Base Ten Blocks for Multi-Digit Numbers
Community Review for Number Pieces, by The Math Learning Center
My Take
Number Pieces is a great app, even if some of the moves stick a bit. Students can model composing and decomposing numbers, since it allows pieces to be grouped and ungrouped into ones, tens, hundreds, and thousands. This app has edge pieces, as well, to model arrays for teaching perimeter and area. Orientation and color of the pieces can be changed, and there are drawing tools students can use to write expressions and equations. This feature means that students can write number sentences for their representations. My take is that Number Pieces is a tool that should be on every device in classrooms using base ten blocks for supporting student understanding.
How I Use It
Number Pieces by Math Learning Center is a free app provided to be used in conjunction with their curriculum, Bridges 2. However, it's a great app for use with any math program, since the use of base ten blocks is ubiquitous in elementary mathematics programs.
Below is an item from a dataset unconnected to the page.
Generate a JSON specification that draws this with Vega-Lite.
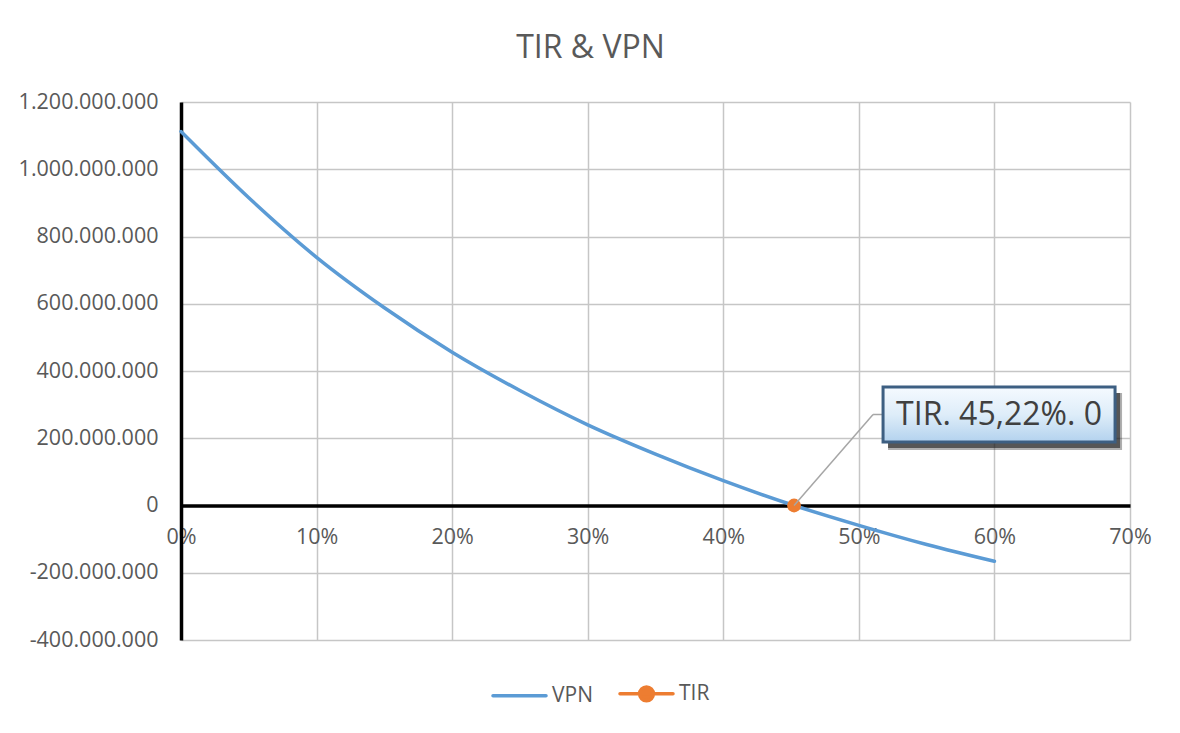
{
  "$schema": "https://vega.github.io/schema/vega-lite/v6.json",
  "width": 949,
  "height": 538,
  "autosize": {"type": "none"},
  "padding": {"left": 181, "top": 102, "right": 50, "bottom": 93},
  "background": "white",
  "title": {
    "text": "TIR & VPN",
    "fontSize": 32,
    "font": "Open Sans",
    "fontWeight": "normal",
    "color": "#595959",
    "anchor": "middle",
    "dx": -65,
    "offset": 26
  },
  "config": {
    "locale": {"number": {"decimal": ",", "thousands": ".", "grouping": [3], "currency": ["$", ""], "minus": "-"}},
    "view": {"stroke": null},
    "font": "Open Sans",
    "axis": {
      "labelFont": "Open Sans",
      "labelFontSize": 21.5,
      "labelColor": "#595959",
      "gridColor": "#c6c6c6",
      "gridWidth": 1.5,
      "ticks": false,
      "title": null
    }
  },
  "datasets": {
    "vpn": [
      {"serie": "VPN", "tasa": 0.00, "vpn": 1112000000},
      {"serie": "VPN", "tasa": 0.05, "vpn": 915000000},
      {"serie": "VPN", "tasa": 0.10, "vpn": 738000000},
      {"serie": "VPN", "tasa": 0.15, "vpn": 588000000},
      {"serie": "VPN", "tasa": 0.20, "vpn": 456000000},
      {"serie": "VPN", "tasa": 0.25, "vpn": 342000000},
      {"serie": "VPN", "tasa": 0.30, "vpn": 240000000},
      {"serie": "VPN", "tasa": 0.35, "vpn": 153000000},
      {"serie": "VPN", "tasa": 0.40, "vpn": 74000000},
      {"serie": "VPN", "tasa": 0.45, "vpn": 3000000},
      {"serie": "VPN", "tasa": 0.50, "vpn": -59000000},
      {"serie": "VPN", "tasa": 0.55, "vpn": -116000000},
      {"serie": "VPN", "tasa": 0.60, "vpn": -166000000}
    ],
    "tir": [
      {"serie": "TIR", "tasa": 0.4522, "vpn": 0, "etiqueta": "TIR. 45,22%. 0"}
    ]
  },
  "encoding": {
    "x": {
      "field": "tasa",
      "type": "quantitative",
      "scale": {"domain": [0, 0.7], "nice": false, "zero": false},
      "axis": {
        "values": [0, 0.1, 0.2, 0.3, 0.4, 0.5, 0.6, 0.7],
        "format": ".0%",
        "offset": -134.5,
        "domainColor": "#000000",
        "domainWidth": 3.5,
        "labelPadding": 21,
        "labelFlush": false
      }
    },
    "y": {
      "field": "vpn",
      "type": "quantitative",
      "scale": {"domain": [-400000000, 1200000000], "nice": false, "zero": false},
      "axis": {
        "values": [-400000000, -200000000, 0, 200000000, 400000000, 600000000, 800000000, 1000000000, 1200000000],
        "format": ",d",
        "domainColor": "#000000",
        "domainWidth": 3.5,
        "labelPadding": 23,
        "labelFlush": false
      }
    }
  },
  "layer": [
    {
      "data": {"name": "vpn"},
      "mark": {"type": "line", "interpolate": "monotone", "strokeWidth": 3.5, "strokeCap": "round"},
      "encoding": {
        "color": {
          "field": "serie",
          "type": "nominal",
          "scale": {"domain": ["VPN", "TIR"], "range": ["#5B9BD5", "#ED7D31"]},
          "legend": {
            "title": null,
            "orient": "none",
            "direction": "horizontal",
            "legendX": 310,
            "legendY": 563,
            "symbolSize": 2809,
            "symbolStrokeWidth": 3.5,
            "labelFontSize": 21,
            "labelFont": "Open Sans",
            "labelColor": "#595959",
            "labelOffset": 4,
            "columnPadding": 20,
            "encode": {
              "symbols": {
                "update": {
                  "shape": {"signal": "datum.value === 'TIR' ? 'M-1,0H1M0.26,0A0.26,0.26,0,1,1,-0.26,0A0.26,0.26,0,1,1,0.26,0' : 'M-1,0H1'"},
                  "fill": {"signal": "datum.value === 'TIR' ? '#ED7D31' : 'transparent'"},
                  "strokeWidth": {"value": 3.5},
                  "strokeCap": {"value": "round"},
                  "opacity": {"value": 1}
                }
              }
            }
          }
        }
      }
    },
    {
      "data": {"name": "tir"},
      "mark": {"type": "point", "filled": true, "size": 190, "opacity": 1, "color": "#ED7D31"}
    },
    {
      "data": {"name": "tir"},
      "mark": {"type": "rule", "color": "#a6a6a6", "strokeWidth": 1.5, "x2Offset": 79, "y2Offset": -91},
      "encoding": {
        "x2": {"field": "tasa"},
        "y2": {"field": "vpn"}
      }
    },
    {
      "data": {"name": "tir"},
      "mark": {"type": "rule", "color": "#a6a6a6", "strokeWidth": 1.5, "xOffset": 79, "x2Offset": 90, "yOffset": -91, "y2Offset": -91},
      "encoding": {
        "x2": {"field": "tasa"},
        "y2": {"field": "vpn"}
      }
    },
    {
      "data": {"name": "tir"},
      "mark": {"type": "rect", "width": 234, "height": 57, "xOffset": 211, "yOffset": -84, "color": "#1a1a1a", "opacity": 0.35}
    },
    {
      "data": {"name": "tir"},
      "mark": {"type": "rect", "width": 232, "height": 55, "xOffset": 210, "yOffset": -85, "color": "#1a1a1a", "opacity": 0.6}
    },
    {
      "data": {"name": "tir"},
      "mark": {
        "type": "rect",
        "width": 232,
        "height": 55,
        "xOffset": 205,
        "yOffset": -91,
        "opacity": 1,
        "fill": {
          "gradient": "linear",
          "x1": 0, "y1": 0, "x2": 0, "y2": 1,
          "stops": [
            {"offset": 0, "color": "#f5faff"},
            {"offset": 0.5, "color": "#deedf9"},
            {"offset": 1, "color": "#b3d2ee"}
          ]
        },
        "stroke": "#3d5f82",
        "strokeWidth": 3
      }
    },
    {
      "data": {"name": "tir"},
      "mark": {"type": "text", "fontSize": 32, "font": "Open Sans", "color": "#404040", "dx": 205, "dy": -91, "align": "center", "baseline": "middle"},
      "encoding": {
        "text": {"field": "etiqueta", "type": "nominal"}
      }
    }
  ]
}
It consists of base ten blocks with ones (units), tens (rods), hundreds (flats), and thousands (blocks). Base ten blocks are used to model numbers, as well as arrays. They are immensely useful in demonstrating place value, addition and subtraction with and without regrouping, multi-digit multiplication and division, and dimensions of arrays for modeling perimeter and area. Since these are key mathematical understandings for students, base ten blocks are invaluable, and having tablets with the Number Pieces app is a good substitute for the real thing. It is especially helpful for students to use at home. Although drawing representations of base ten blocks is a great way to show student understanding, opportunities for clerical error exist, so the app is great as an easy way to check work. In class, I would not recommend that the Number Pieces app be used solely as a substitute for actual base ten blocks. Students in my class have used the app at centers where they are solving math problems independently, but they used the actual blocks during guided and small group instruction.